Available data:
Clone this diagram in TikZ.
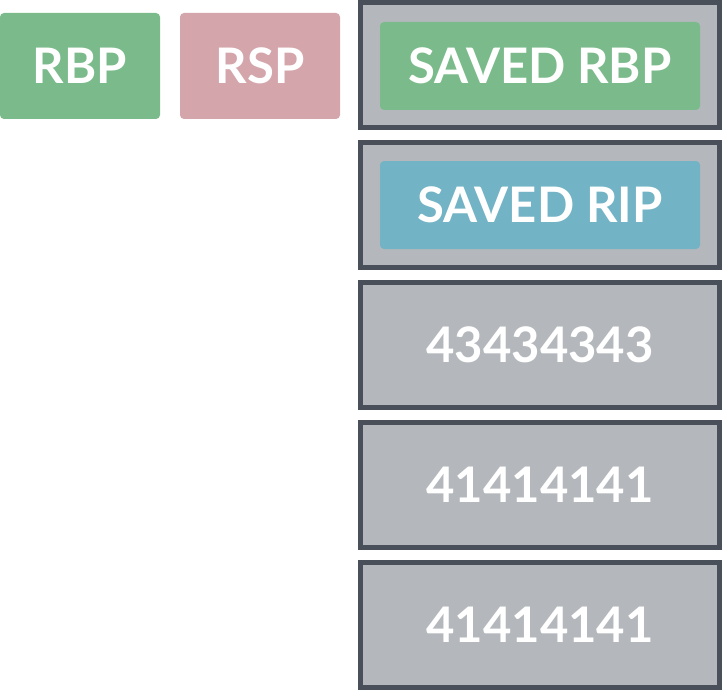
\documentclass[tikz,border=0pt]{standalone}
\usepackage{fontspec}
\setmainfont{Lato}
\definecolor{regGreen}{HTML}{7BBB8B}
\definecolor{regPink}{HTML}{D4A6AC}
\definecolor{ripBlue}{HTML}{72B3C5}
\definecolor{slotGray}{HTML}{B4B8BC}
\definecolor{slotEdge}{HTML}{4A5059}
\tikzset{
  bigtext/.style={text=white,font=\fontsize{49}{50}\selectfont\bfseries,
    inner sep=0pt,text height=35pt,text depth=0pt},
  reg/.style={bigtext,rounded corners=4pt,minimum width=160pt,minimum height=106pt},
  slot/.style={bigtext,draw=slotEdge,line width=5pt,fill=slotGray,minimum width=359pt,
    minimum height=125pt},
  saved/.style={bigtext,rounded corners=4pt,minimum width=320pt,minimum height=88pt}
}
\begin{document}
\begin{tikzpicture}[x=1pt,y=1pt]
  \useasboundingbox (0,0) rectangle (722,-690);

  \node[reg,fill=regGreen] (rbp) at (80,-66) {RBP};
  \node[reg,fill=regPink] (rsp) at (260,-66) {RSP};

  \node[slot] (slot1) at (540,-65) {};
  \node[slot] (slot2) at (540,-205) {};
  \foreach \i/\val in {3/43434343,4/41414141,5/41414141}
    \node[slot] (slot\i) at (540,{-65-140*(\i-1)}) {\val};

  \node[saved,fill=regGreen] (savedrbp) at ([yshift=-1pt]slot1) {SAVED RBP};
  \node[saved,fill=ripBlue] (savedrip) at (slot2) {SAVED RIP};
\end{tikzpicture}
\end{document}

Instructions for the task:
Return the material exactly as given, apart from the pictures.

Written solution:
Clone this diagram in TikZ.
\documentclass[tikz,border=0pt]{standalone}
\usepackage{fontspec}
\setmainfont{Lato}
\definecolor{regGreen}{HTML}{7BBB8B}
\definecolor{regPink}{HTML}{D4A6AC}
\definecolor{ripBlue}{HTML}{72B3C5}
\definecolor{slotGray}{HTML}{B4B8BC}
\definecolor{slotEdge}{HTML}{4A5059}
\tikzset{
  bigtext/.style={text=white,font=\fontsize{49}{50}\selectfont\bfseries,
    inner sep=0pt,text height=35pt,text depth=0pt},
  reg/.style={bigtext,rounded corners=4pt,minimum width=160pt,minimum height=106pt},
  slot/.style={bigtext,draw=slotEdge,line width=5pt,fill=slotGray,minimum width=359pt,
    minimum height=125pt},
  saved/.style={bigtext,rounded corners=4pt,minimum width=320pt,minimum height=88pt}
}
\begin{document}
\begin{tikzpicture}[x=1pt,y=1pt]
  \useasboundingbox (0,0) rectangle (722,-690);

  \node[reg,fill=regGreen] (rbp) at (80,-66) {RBP};
  \node[reg,fill=regPink] (rsp) at (260,-66) {RSP};

  \node[slot] (slot1) at (540,-65) {};
  \node[slot] (slot2) at (540,-205) {};
  \foreach \i/\val in {3/43434343,4/41414141,5/41414141}
    \node[slot] (slot\i) at (540,{-65-140*(\i-1)}) {\val};

  \node[saved,fill=regGreen] (savedrbp) at ([yshift=-1pt]slot1) {SAVED RBP};
  \node[saved,fill=ripBlue] (savedrip) at (slot2) {SAVED RIP};
\end{tikzpicture}
\end{document}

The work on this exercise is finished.